ThinKom Solutions, a leading developer of broadband antennas and products for various markets, have just completed a third-party study for their Ka-band satellite antenna to evaluate its drag value on regional jets. The design of the Ka2517 has been driven by lessons learned in the design of several generations of SATCOM radomes. With each generation, the radome shapes have been refined for lower drag, reduced aerodynamic impact on the host aircraft and improved bird-strike resistance.
Industry expert David Lednicer, Vice President of Engineering at Aeromechanical Solutions, conducted a series of computational fluid dynamics (CFD) analyses to predict the drag and incremental fuel burn for ThinKom’s Ka2517 antenna on different regional jet airframes under representative cruise conditions. In all cases, the drag increase due to the installation of the antenna was determined to be less than 0.4 percent of the aircraft’s cruise drag. As the drag of regional jets is quite low, this is a significant accomplishment.

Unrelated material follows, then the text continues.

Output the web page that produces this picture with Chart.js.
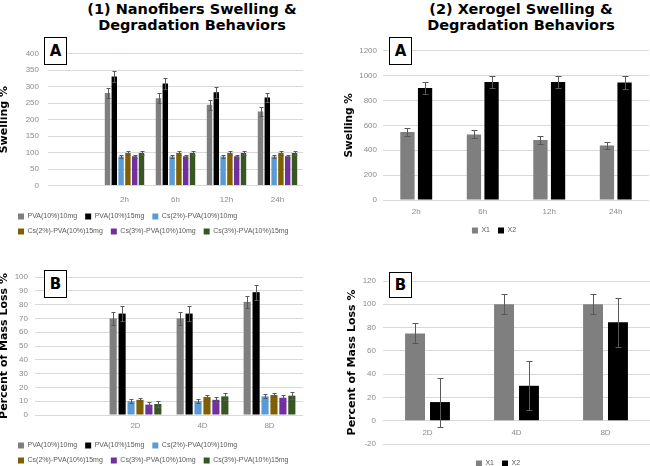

The study used the Star-CCM+ Navier-Stokes CFD Program which allows all of the flow physics to be modeled. The regional jets evaluated in the study included Boeing 717, Embraer (ERJ-145 and ERJ-175) and Bombardier (CRJ-200, CRJ-550 and CRJ-700).
Bill Milroy, CTO at ThinKom Solutions, believes, this independent analysis by a recognized industry expert confirms the feasibility for airline carriers to outfit their regional jet fleets with broadband in-flight connectivity (IFC). It’s imperative that aerodynamic drag and weight be minimized to make satellite IFC economically viable on these aircraft. Adding IFC to regional fleets will enable airlines to enhance customer loyalty by offering a common IFC experience across their entire wide body, narrow body and regional fleets. Other capabilities such as uninterrupted gate-to-gate service on the tarmac and the move toward free Wi-Fi will only accelerate the deployment of IFC services throughout the airlines’ entire fleet.
ThinKom’s Ka2517 phased-array antennas, currently in production, are operational on a fleet of U.S. government aircrafts, with multiple commercial STC projects underway. The antennas have successfully completed in-flight demonstration tests on a range of LEO, MEO and GEO networks with fast, seamless satellite-to-satellite and constellation-to-constellation beam switching.